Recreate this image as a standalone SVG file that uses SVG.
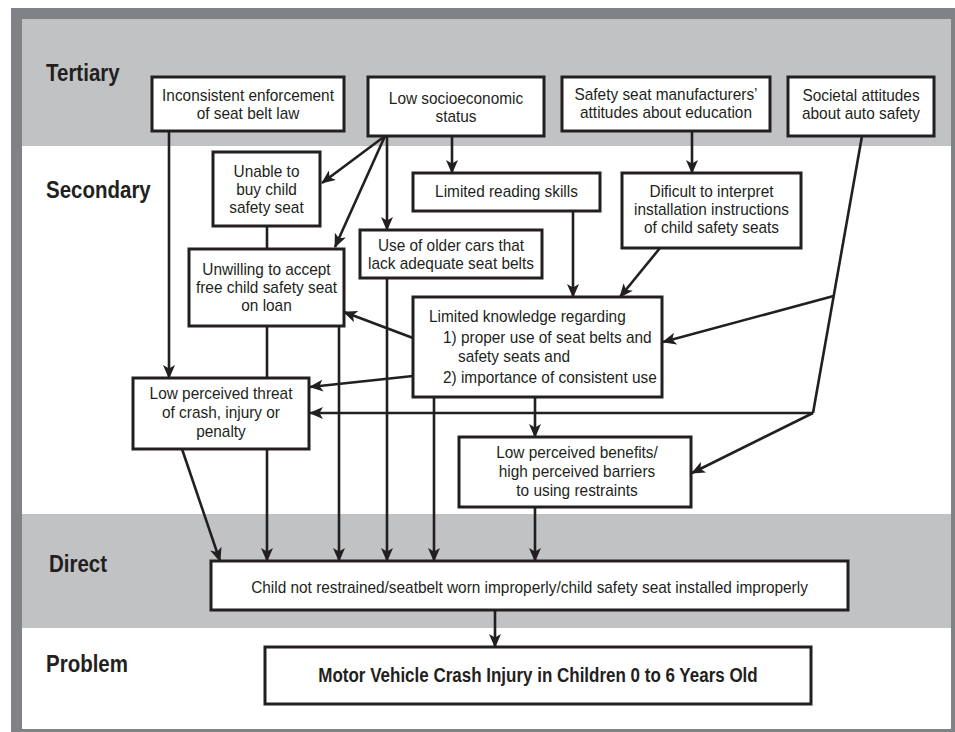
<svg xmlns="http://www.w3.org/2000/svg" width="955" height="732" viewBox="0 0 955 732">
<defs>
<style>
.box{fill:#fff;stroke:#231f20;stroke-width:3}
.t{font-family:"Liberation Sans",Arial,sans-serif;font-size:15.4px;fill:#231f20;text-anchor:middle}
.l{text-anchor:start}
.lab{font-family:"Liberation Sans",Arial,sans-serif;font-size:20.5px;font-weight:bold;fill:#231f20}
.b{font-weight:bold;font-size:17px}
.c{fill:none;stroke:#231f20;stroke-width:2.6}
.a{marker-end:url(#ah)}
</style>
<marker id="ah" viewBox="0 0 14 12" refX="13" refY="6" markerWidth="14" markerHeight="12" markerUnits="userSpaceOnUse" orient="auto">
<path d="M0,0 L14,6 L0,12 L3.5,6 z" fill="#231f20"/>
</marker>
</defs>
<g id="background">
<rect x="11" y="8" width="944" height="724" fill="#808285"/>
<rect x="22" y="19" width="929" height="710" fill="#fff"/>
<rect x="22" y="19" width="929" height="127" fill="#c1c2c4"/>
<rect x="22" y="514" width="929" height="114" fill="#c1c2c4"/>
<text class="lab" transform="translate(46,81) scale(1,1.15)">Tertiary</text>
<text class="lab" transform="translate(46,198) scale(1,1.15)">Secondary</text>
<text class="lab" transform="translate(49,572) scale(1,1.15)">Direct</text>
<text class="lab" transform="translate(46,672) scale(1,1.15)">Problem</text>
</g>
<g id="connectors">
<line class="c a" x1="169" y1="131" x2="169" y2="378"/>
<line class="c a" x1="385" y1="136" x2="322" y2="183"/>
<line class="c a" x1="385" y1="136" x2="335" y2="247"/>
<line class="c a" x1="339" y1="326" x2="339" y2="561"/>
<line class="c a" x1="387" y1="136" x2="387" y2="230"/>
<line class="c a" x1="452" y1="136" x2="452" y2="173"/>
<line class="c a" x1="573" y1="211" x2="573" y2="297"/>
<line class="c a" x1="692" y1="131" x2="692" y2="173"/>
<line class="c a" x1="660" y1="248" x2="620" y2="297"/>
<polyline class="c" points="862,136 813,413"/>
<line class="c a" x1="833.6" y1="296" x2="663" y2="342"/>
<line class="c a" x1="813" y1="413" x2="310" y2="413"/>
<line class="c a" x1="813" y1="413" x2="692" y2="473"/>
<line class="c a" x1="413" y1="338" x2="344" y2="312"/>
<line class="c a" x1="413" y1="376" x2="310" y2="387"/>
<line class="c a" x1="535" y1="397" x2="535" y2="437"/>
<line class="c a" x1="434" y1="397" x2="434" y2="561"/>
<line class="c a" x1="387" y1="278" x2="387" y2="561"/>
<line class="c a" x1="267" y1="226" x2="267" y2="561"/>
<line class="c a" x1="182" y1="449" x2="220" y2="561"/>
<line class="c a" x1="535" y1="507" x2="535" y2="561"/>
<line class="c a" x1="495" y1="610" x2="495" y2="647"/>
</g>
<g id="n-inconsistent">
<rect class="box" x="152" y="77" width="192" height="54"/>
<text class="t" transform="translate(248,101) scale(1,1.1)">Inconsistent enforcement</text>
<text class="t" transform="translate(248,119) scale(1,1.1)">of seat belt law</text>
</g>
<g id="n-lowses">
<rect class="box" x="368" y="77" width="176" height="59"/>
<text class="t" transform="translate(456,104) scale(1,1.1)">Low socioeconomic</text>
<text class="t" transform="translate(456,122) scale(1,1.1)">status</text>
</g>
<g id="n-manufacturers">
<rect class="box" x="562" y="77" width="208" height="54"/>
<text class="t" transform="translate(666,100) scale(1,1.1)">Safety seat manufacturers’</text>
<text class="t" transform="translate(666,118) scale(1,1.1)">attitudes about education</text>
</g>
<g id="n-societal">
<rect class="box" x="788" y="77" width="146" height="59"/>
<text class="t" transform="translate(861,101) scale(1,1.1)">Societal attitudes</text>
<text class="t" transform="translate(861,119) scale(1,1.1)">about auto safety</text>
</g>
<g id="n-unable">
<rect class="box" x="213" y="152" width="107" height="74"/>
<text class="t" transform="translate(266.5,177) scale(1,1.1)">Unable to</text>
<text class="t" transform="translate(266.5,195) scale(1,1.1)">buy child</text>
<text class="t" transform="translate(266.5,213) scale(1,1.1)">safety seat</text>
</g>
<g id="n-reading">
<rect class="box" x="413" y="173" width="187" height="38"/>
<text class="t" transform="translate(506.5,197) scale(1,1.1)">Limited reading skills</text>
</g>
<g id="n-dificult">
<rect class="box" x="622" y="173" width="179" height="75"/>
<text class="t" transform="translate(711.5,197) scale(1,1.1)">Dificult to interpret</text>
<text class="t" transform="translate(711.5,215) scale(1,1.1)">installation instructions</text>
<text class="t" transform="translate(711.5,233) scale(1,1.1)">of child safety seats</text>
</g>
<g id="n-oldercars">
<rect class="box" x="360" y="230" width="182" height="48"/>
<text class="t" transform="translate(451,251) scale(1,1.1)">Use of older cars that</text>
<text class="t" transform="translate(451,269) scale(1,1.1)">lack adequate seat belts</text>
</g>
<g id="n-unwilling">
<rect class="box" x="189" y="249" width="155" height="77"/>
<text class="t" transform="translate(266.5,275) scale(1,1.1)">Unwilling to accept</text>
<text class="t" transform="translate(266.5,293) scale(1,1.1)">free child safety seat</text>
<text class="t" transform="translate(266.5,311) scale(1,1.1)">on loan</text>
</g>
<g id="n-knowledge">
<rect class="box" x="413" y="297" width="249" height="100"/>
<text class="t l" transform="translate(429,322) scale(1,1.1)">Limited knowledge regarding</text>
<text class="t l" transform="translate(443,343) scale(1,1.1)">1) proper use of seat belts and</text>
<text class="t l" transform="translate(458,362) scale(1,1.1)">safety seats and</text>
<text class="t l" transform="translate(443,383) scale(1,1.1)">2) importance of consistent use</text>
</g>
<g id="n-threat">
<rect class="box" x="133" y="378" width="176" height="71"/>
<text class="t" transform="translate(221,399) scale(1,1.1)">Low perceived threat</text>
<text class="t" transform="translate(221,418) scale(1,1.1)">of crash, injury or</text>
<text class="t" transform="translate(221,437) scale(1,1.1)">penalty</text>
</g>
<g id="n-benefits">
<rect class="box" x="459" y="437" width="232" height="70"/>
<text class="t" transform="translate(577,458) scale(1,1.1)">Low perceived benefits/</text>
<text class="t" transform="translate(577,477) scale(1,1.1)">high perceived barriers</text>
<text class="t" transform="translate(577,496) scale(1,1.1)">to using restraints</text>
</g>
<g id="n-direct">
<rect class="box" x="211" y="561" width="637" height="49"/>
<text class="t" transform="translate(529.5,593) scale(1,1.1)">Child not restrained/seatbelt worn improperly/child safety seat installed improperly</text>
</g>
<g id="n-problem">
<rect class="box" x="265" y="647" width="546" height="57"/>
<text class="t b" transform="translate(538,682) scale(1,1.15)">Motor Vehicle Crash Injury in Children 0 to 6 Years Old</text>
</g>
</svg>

────────

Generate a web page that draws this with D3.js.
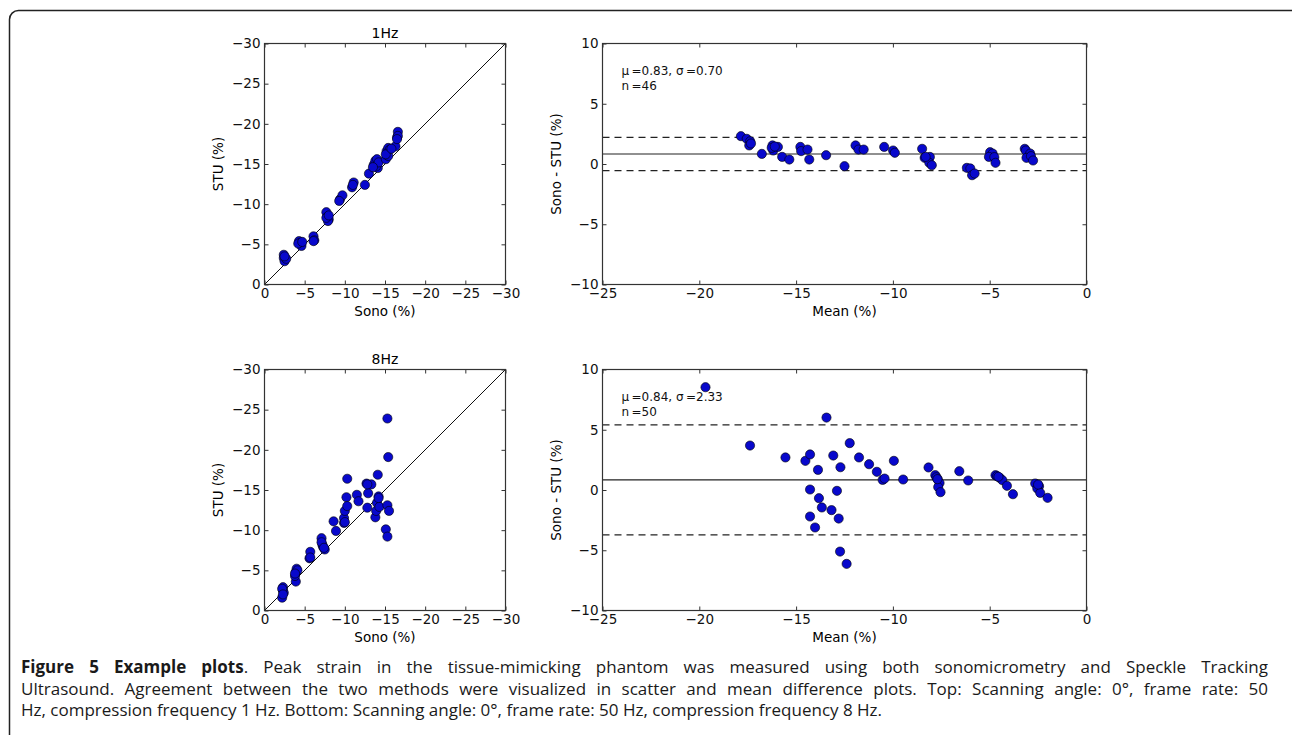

────────

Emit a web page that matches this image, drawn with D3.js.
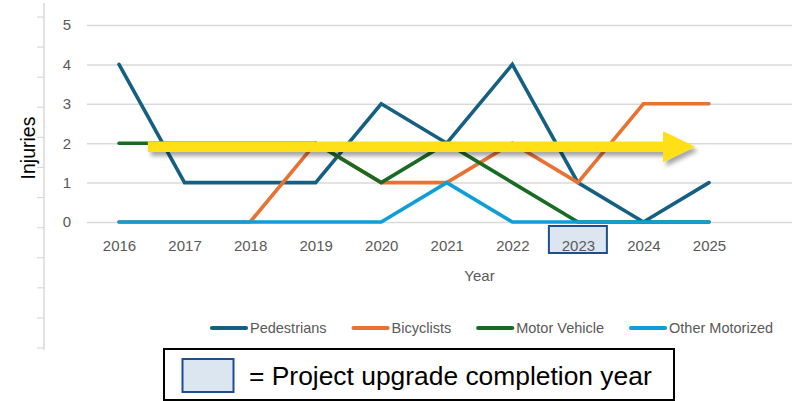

────────

→ **Given task**
In the entries above, find every line holding the word "with" and copy it out.

→ **Solution below**
Generate a web page that draws this with D3.js.
Emit a web page that matches this image, drawn with D3.js.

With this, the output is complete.